Rural transport provides assurance for the supply of the agricultural inputs and facilitates the delivery of farm outputs to the markets. Farmers who have access to the bigger markets, on average, produce high crop yield. Such will be the case in the No. 52 Village, Minister Mustapha said, adding that the Cabinet has already given the “green light” for the design and construction of a farm-to-market road there. “It will open up about 10,000 acres of land, plus improve the existing cultivation because they [farmers] will have proper access,” the minister said during a telephone interview with the Guyana Chronicle, on Thursday. This announcement follows the turning of the sod for the construction of a five-kilometre asphaltic farm-to-market road at Onverwagt, West Coast Berbice. It was reported that with the construction of this $327 million road, over 30,000 acres of rice will be cultivated, while 60 cattle farmers with a total of 23,000 heads of cattle and about 1,000 heads of small ruminants, will also benefit directly.
OTHER REGIONS
The benefits experienced by those farmers will soon accrue to other persons in Regions One, Two, Three, Five and Six, where the government plans to construct more farm-to-market roads.
Minister Mustapha anticipates that, before the year is out, six farm-to-market roads will be constructed in those regions. “These will help to open up more lands, and I am looking to ensure that I double production in rice, among other things,” the minister said. Aside from infrastructural development, the government, over the next five years, will be looking to implement measures in the agricultural sector, geared at diversifying the economy, creating more jobs and increasing farmers’ incomes. To provide relief to “struggling farmers,” the authorities have reversed land-lease fees, land taxes and drainage and irrigation fees to 2014 rates. The government has also removed the value added tax (VAT) from fertilisers, agro-chemicals and pesticides.

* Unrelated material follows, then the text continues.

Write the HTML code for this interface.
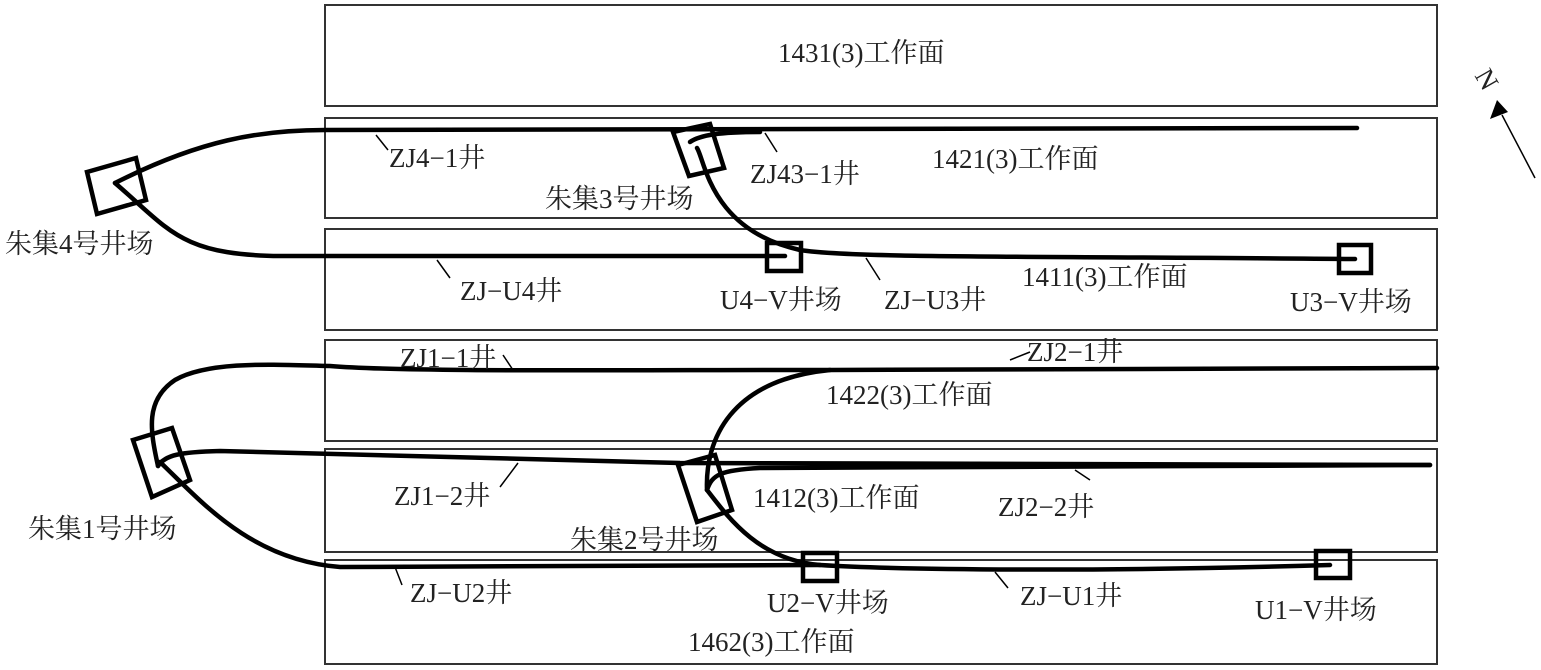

Those “business-friendly” measures will afford farmers the opportunity to position themselves for potential growth in the agricultural sector. There is already growing interest in Guyana’s non-traditional crops overseas, as export volumes of non-traditional crops have increased due to the agriculture export diversification initiatives (AEDP).
This programme was designed to promote certain crops for the local market and to target the export market, particularly the CARICOM market. Among the crops promoted were the 4Ps (peppers, plantains, pineapples and pumpkin) and the 4Cs (Coconut, citrus, cassava, carrots).
For years, Guyana’s ‘potential’ to become the breadbasket of the Caribbean has been under the spotlight and while the rhetoric has outweighed action on this front, the country will be looking to realise its potential in the coming years, with immediate focus on tapping at least 15 per cent of the close to US$6 billion regional food import bill.
Most of the commodities, which form part of this huge bill, are sourced from the “developed world” while Guyana, a member state of the CARICOM, has the potential to supply a sizeable amount of those commodities. It was reported that 10 commodities – food preparations, wheat, rice, chicken, non-alcoholic beverages, maize, soya bean, sugar and palm oil — account for more than 40 per cent of CARICOM’s food import bill. Immediately, based on this list, Guyana has the potential to supply rice, sugar and poultry, among many other things.